The search for a spot Bitcoin ETF has been a long-standing endeavour, almost as old as Bitcoin itself. Despite the SEC’s repeated rejections over the last ten years, the recent green light for these ETFs opens up Bitcoin exposure to a broad spectrum of new investors.
This move prompts a significant inquiry: do spot Bitcoin ETFs pose a risk or offer benefits to the environment? This question is particularly relevant as these investors navigate the potential environmental implications of their investments in Bitcoin.
With growing concerns around Bitcoin’s environmental impact, it is crucial for investors and the industry to address these issues as they embrace this new financial tool.
The introduction of spot Bitcoin ETFs in the US marks a pivotal moment for both the cryptocurrency market and environmental sustainability efforts. With the SEC’s recent approval, an influx of capital from retail and institutional investors into Bitcoin is anticipated, presenting a unique chance to steer these investments towards supporting climate and clean energy objectives.
This financial flow into the Bitcoin ecosystem could significantly propel sustainable advancements, especially within the renewable energy sector. However, this progress is likely to face scrutiny from environmental groups like Greenpeace USA and critics like Senator Elizabeth Warren, who have previously expressed concerns over Bitcoin’s environmental footprint.
Despite common misconceptions, Bitcoin mining could significantly support renewable energy adoption. As a pioneering digital asset closely tied to energy use, Bitcoin’s environmental impact largely hinges on the type of energy used in its mining operations.
Investors and companies involved in Bitcoin ETFs have the opportunity to influence mining practices towards cleaner energy through market-driven choices. By endorsing Bitcoin mining that utilizes renewable energy without mandating policy changes, a new class of environmentally sustainable Bitcoin investment can emerge.
This encourages miners towards greener practices, effectively allowing the market to drive the push for sustainability.

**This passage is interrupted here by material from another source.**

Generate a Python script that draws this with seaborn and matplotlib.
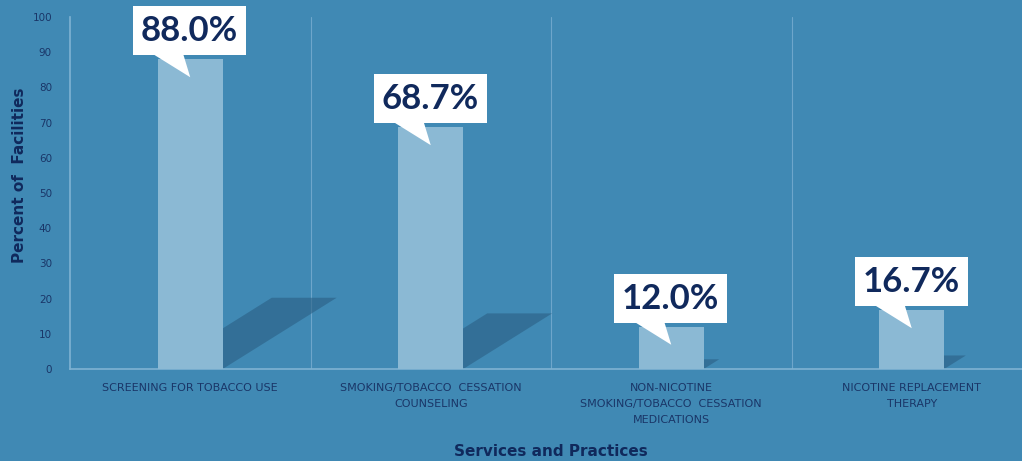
import pandas as pd
import seaborn as sns
import matplotlib.pyplot as plt
from matplotlib.patches import Polygon, Rectangle
from matplotlib.transforms import ScaledTranslation

# chart data
categories = [
    'SCREENING FOR TOBACCO USE',
    'SMOKING/TOBACCO  CESSATION\nCOUNSELING',
    'NON-NICOTINE\nSMOKING/TOBACCO  CESSATION\nMEDICATIONS',
    'NICOTINE REPLACEMENT\nTHERAPY',
]
percent = [88.0, 68.7, 12.0, 16.7]
labels = ['88.0%', '68.7%', '12.0%', '16.7%']

bg = '#4089b4'
bar_color = '#8bb9d4'
navy = '#10295c'

df = pd.DataFrame({'service': categories, 'pct': percent})

sns.set_style('white')
plt.rcParams['font.family'] = ['DejaVu Sans']

fig = plt.figure(figsize=(10.22, 4.61), dpi=100, facecolor=bg)
ax = fig.add_axes([70 / 1022, 92 / 461, 962 / 1022, 352 / 461])
ax.set_facecolor(bg)

bw = 0.27
sns.barplot(data=df, x='service', y='pct', color=bar_color, saturation=1,
            width=bw, linewidth=0, ax=ax, zorder=3)

ax.set_xlim(-0.5, 3.5)
ax.set_ylim(0, 100)
ax.set_yticks(range(0, 101, 10))

# skewed drop shadows behind bars
for i, v in enumerate(percent):
    h = 0.23 * v
    dx = 1.6 * h * 3.52 / 240.6
    pts = [(i - bw / 2, 0), (i + bw / 2, 0),
           (i + bw / 2 + dx, h), (i - bw / 2 + dx, h)]
    ax.add_patch(Polygon(pts, closed=True, facecolor='#2b5f84', alpha=0.6,
                         edgecolor='none', zorder=2))

# category separators
for x in [0.5, 1.5, 2.5, 3.5]:
    ax.axvline(x, color='#6ea6cb', lw=0.8, zorder=1)

for s in ['top', 'right']:
    ax.spines[s].set_visible(False)
for s in ['left', 'bottom']:
    ax.spines[s].set_color('#7fb3d3')
    ax.spines[s].set_linewidth(1.2)

ax.tick_params(axis='both', length=0, colors='#1a3668')
ax.tick_params(axis='y', labelsize=7.5, pad=13)
ax.tick_params(axis='x', labelsize=8, pad=10)
for t in ax.get_xticklabels():
    t.set_linespacing(1.75)

ax.set_xlabel('Services and Practices', fontsize=11, fontweight='bold',
              color=navy)
ax.xaxis.set_label_coords(0.5, -0.212)
ax.set_ylabel('Percent of  Facilities', fontsize=11, fontweight='bold',
              color=navy)
ax.yaxis.set_label_coords(-0.045, 0.55)

# callout boxes (offsets in inches from bar top)
for i, (v, lab) in enumerate(zip(percent, labels)):
    tr = fig.dpi_scale_trans + ScaledTranslation(i, v, ax.transData)
    ax.add_patch(Rectangle((-0.57, 0.04), 1.13, 0.49, transform=tr,
                           facecolor='white', edgecolor='none', zorder=5,
                           clip_on=False))
    ax.add_patch(Polygon([(-0.37, 0.05), (-0.07, 0.05), (0.0, -0.18)],
                         closed=True, transform=tr, facecolor='white',
                         edgecolor='none', zorder=5, clip_on=False))
    ax.text(-0.005, 0.28, lab, transform=tr, ha='center', va='center',
            fontsize=25, fontweight='bold', color=navy, family='Lato',
            zorder=6)

fig.savefig('out.png', dpi=100, facecolor=bg)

Institutional investors, traditionally cautious about embracing Bitcoin due to environmental concerns, now see a new avenue for championing sustainability through Bitcoin ETFs that integrate clean energy practices.
This innovation comes at a critical juncture, with regulatory bodies like the SEC and FTC intensifying scrutiny on green marketing. Bitcoin ETFs that incentivize the use of renewable energy could spearhead the transition to cleaner energy sources.
By aligning Bitcoin investments with environmental incentives, these ETFs could tap into the vast climate-conscious investment sphere, potentially channelling over $30 trillion towards Bitcoin assets that comply with upcoming climate disclosure norms.
This strategic move could ensure a steady flow of investments into renewable energy projects, promoting a sustainable growth cycle within the Bitcoin ecosystem and broader financial markets.
Bitcoin’s unique relationship with energy presents a significant way forward to create a positive environmental impact while providing financial growth and security.
The collaboration between financial institutions, miners, and regulators is crucial in ensuring that the benefits of Bitcoin ETFs extend beyond purely financial gains. By working together towards a common goal, these entities can drive innovation, promote transparency, and encourage sustainable practices within the Bitcoin ecosystem.
Furthermore, by integrating transparent and sustainable practices, the Bitcoin ecosystem can serve as a trailblazer for other digital currencies, demonstrating how technology and sustainability can coexist. This collaborative approach not only ensures financial growth and security but also positions Bitcoin as a leader in environmental responsibility within the digital asset space.